By Wednesday around 5 I had almost everything ready to be heated--the only thing that still needed to be cooked was the Spanish rice--and now the challenge was to prep the room.  Several of my fellow fellows who lived here volunteered to come help set up--and keep me company while drinking beer and wine afterwards.  (The latter is an essential part of any dinner party.)  So here are two set-up photos.


Here Rogier, one of the 3 EURIAS fellows, is putting the final touches on the napkins, while in the one below Ken, Mathias, and Rogier are posing with the completed table.


I'd bought some big votive candles at a local craft store and Rogier had inherited some from a resident who was leaving, so we had a ledge next to the window full of them and some scattered on some shelves to the right (you can see a few in the picture below).  With a low light it made for a very nice effect, and Tuija, one of our guests, commented that it was lovely seeing all the little candles from the street as they walked in.

My apologies for the next photo.  It shows everyone at the beginning of dinner, and I don't know if I was laughing too hard or what, but it came out blurry.  Markku was right; I should've taken a few.


Going around the table from the right, here's our little group: Markku (who I met through William and Tuija, teaches linguistics at UH and is Finnish), Tuija (who's one of the architects at the big World Heritage Site, Suomenlinna, here in Helsinki, is married to William and is Finnish), William (one of my fellow EURIAS fellows; he's the archeologist at Pompeii and is French), Elisabeth (one of the other Collegium fellows who works on modern China and is Norwegian, although her English is so good I thought she was from the US), Rogier (another EURIAS fellow who works on philosophy and economics; he's from Belgium), Luis (he's Rogier's friend and they've both ended up here in the Towers; he's another philosopher and economist and he's from Mexico); Philippe (a long-time friend of William and Tuija's, Markku's partner, and a language instructor here in Helsinki; he's French); Ken (he's on the governing board of the Collegium and is a philosopher; he's from Chicago); and Mathias (he's a fellow at the Collegium, one of our Towers residents and a fellow early modernist; he's from Sweden.)  Me, the invisible one, you know all too well.

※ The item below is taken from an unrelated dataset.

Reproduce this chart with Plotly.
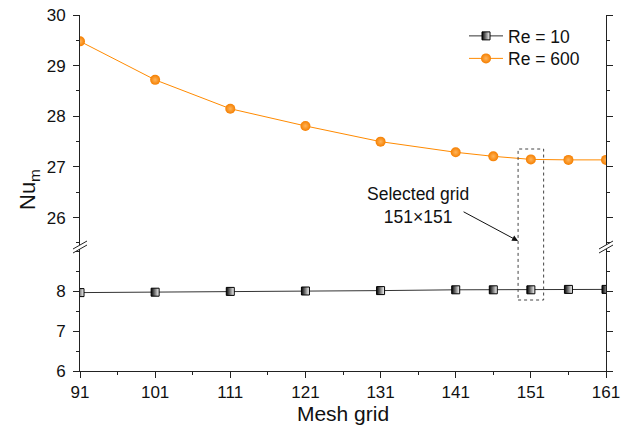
import plotly.graph_objects as go

mesh = [91, 101, 111, 121, 131, 141, 146, 151, 156, 161]
nu_re10 = [7.96, 7.97, 7.99, 8.00, 8.01, 8.03, 8.03, 8.03, 8.04, 8.04]
nu_re600 = [29.48, 28.72, 28.15, 27.81, 27.50, 27.29, 27.21, 27.15, 27.14, 27.14]
x_ticks = [91, 101, 111, 121, 131, 141, 151, 161]
y_low_ticks = [6, 7, 8]
y_up_ticks = [26, 27, 28, 29, 30]

W, H = 627, 428
L, R, T, B = 80, 21, 15, 57
PW, PH = W - L - R, H - T - B


def px(x):
    return (x - L) / PW


def py(y):
    return (H - B - y) / PH


FONT = "Liberation Sans, Arial, sans-serif"
AX = "#222"

fig = go.Figure()
fig.add_trace(go.Scatter(
    x=mesh, y=nu_re10, name="Re = 10", mode="lines+markers",
    xaxis="x", yaxis="y", legend="legend",
    line=dict(color="#333", width=1),
    marker=dict(symbol="square", size=8, color="#000",
                gradient=dict(type="horizontal", color="#fff"),
                line=dict(color="#000", width=1)),
))
fig.add_trace(go.Scatter(
    x=mesh, y=nu_re600, name="Re = 600", mode="lines+markers",
    xaxis="x", yaxis="y2", legend="legend2",
    line=dict(color="#FF8A00", width=1),
    marker=dict(symbol="circle", size=10, color="#F57F00",
                gradient=dict(type="radial", color="#FFB45A"),
                line=dict(width=0)),
))

axis_common = dict(showline=True, linecolor=AX, linewidth=1, ticks="outside",
                   tickcolor=AX, ticklen=6, tickwidth=1, showgrid=False,
                   zeroline=False, automargin=False,
                   tickfont=dict(family=FONT, size=17, color="#111"))

low_top = py(249)
up_bot = py(245)

legend_common = dict(xanchor="left", yanchor="middle", bgcolor="rgba(0,0,0,0)",
                     font=dict(family=FONT, size=17.5, color="#111"), itemwidth=34)

fig.update_layout(
    width=W, height=H, margin=dict(l=L, r=R, t=T, b=B, autoexpand=False),
    paper_bgcolor="white", plot_bgcolor="white",
    font=dict(family=FONT, color="#111"),
    xaxis=dict(domain=[0, 1], anchor="y", range=[91, 161], tickmode="array",
               tickvals=x_ticks, minor=dict(ticks="outside", ticklen=3, dtick=5, tick0=91, tickcolor=AX),
               title=dict(text="Mesh grid", font=dict(family=FONT, size=21, color="#111"), standoff=4),
               ticklabelstandoff=0,
               **axis_common),
    xaxis2=dict(type="linear", overlaying="x", anchor="y2", side="top", range=[91, 161],
                showline=True, linecolor=AX, linewidth=1, ticks="inside", ticklen=4,
                tickcolor=AX, tickwidth=1, tickmode="array", tickvals=x_ticks, showticklabels=False,
                minor=dict(ticks="inside", ticklen=2, dtick=5, tick0=91, tickcolor=AX),
                showgrid=False, zeroline=False, automargin=False),
    yaxis=dict(domain=[0, low_top], anchor="x", range=[6, 9.05], tickmode="array",
               tickvals=y_low_ticks, mirror="ticks", ticklabelstandoff=4,
               minor=dict(ticks="outside", ticklen=3, dtick=0.5, tick0=6, tickcolor=AX),
               **axis_common),
    yaxis2=dict(domain=[up_bot, 1], anchor="x", range=[25.46, 30], tickmode="array",
                tickvals=y_up_ticks, mirror="ticks", ticklabelstandoff=4,
                minor=dict(ticks="outside", ticklen=3, dtick=0.5, tick0=25, tickcolor=AX),
                **axis_common),
    legend=dict(x=px(464), y=py(36), **legend_common),
    legend2=dict(x=px(464), y=py(58.5), **legend_common),
    showlegend=True,
)

# axis break marks
shapes = []
for xc in (L, L + PW):
    for dy in (-2, 2):
        shapes.append(dict(type="line", xref="paper", yref="paper",
                           x0=px(xc - 7), y0=py(251 + dy), x1=px(xc + 7), y1=py(243 + dy),
                           line=dict(color=AX, width=1)))
# selected-grid dotted box
shapes.append(dict(type="rect", xref="x", yref="paper", x0=149.3, x1=152.7,
                   y0=py(300), y1=py(149), line=dict(color="#444", width=1, dash="dot")))
fig.update_layout(shapes=shapes)

fig.add_annotation(xref="paper", yref="paper", x=px(418), y=py(206), showarrow=False,
                   xanchor="center", yanchor="middle",
                   text="Selected grid<br>151×151", align="center",
                   font=dict(family=FONT, size=17.5, color="#111"))
fig.add_annotation(xref="x", yref="paper", x=149.3, y=py(241), ax=-56, ay=-30,
                   showarrow=True, arrowhead=2, arrowsize=1.2, arrowwidth=1,
                   arrowcolor="#111", text="")
fig.add_annotation(xref="paper", yref="paper", x=px(29), y=py(190), showarrow=False,
                   xanchor="center", yanchor="middle",
                   text="Nu<sub>m</sub>", textangle=-90,
                   font=dict(family=FONT, size=22, color="#111"))

fig.write_html("out.html")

Despite some glitches with the oven, as always happens with these things, the meal went great.  People seemed to really like the food and were fascinated with (1) some of the new tastes and (2) the differences between what I served and what they'd had here.  I'd been terrified when Rogier told me he'd invited Luis that I'd disappoint someone who really was Mexican, but Luis was so nice and seemed to be in culinary nirvana; when the tamales came out, his eyes got so round, and he kept eating them forever.  I thought he was going to tear up when the Abulita appeared as part of dessert.  Did my heart good.  Everyone was so nice, too, about helping me pick up, sort out furniture, and all the end of the party stuff, although us die-hards kept it going until close to midnight when finally Ted couldn't hold it any longer.  (Ted spent the meal in his crate, but once we were on to cookies, coffee, Abulita, and Baileys, Ted came out and was happy to join the party.)

This morning I was absolutely wrecked (in fact, I spent the day at home playing hooky), but as I was doing the last bits of clean up this morning, I stopped and smiled: I have an enormous amount to be thankful for.

Thank you to friends new and old, near and far, for making this a wonderful Thanksgiving!

And now I'm off to eat leftover tamales.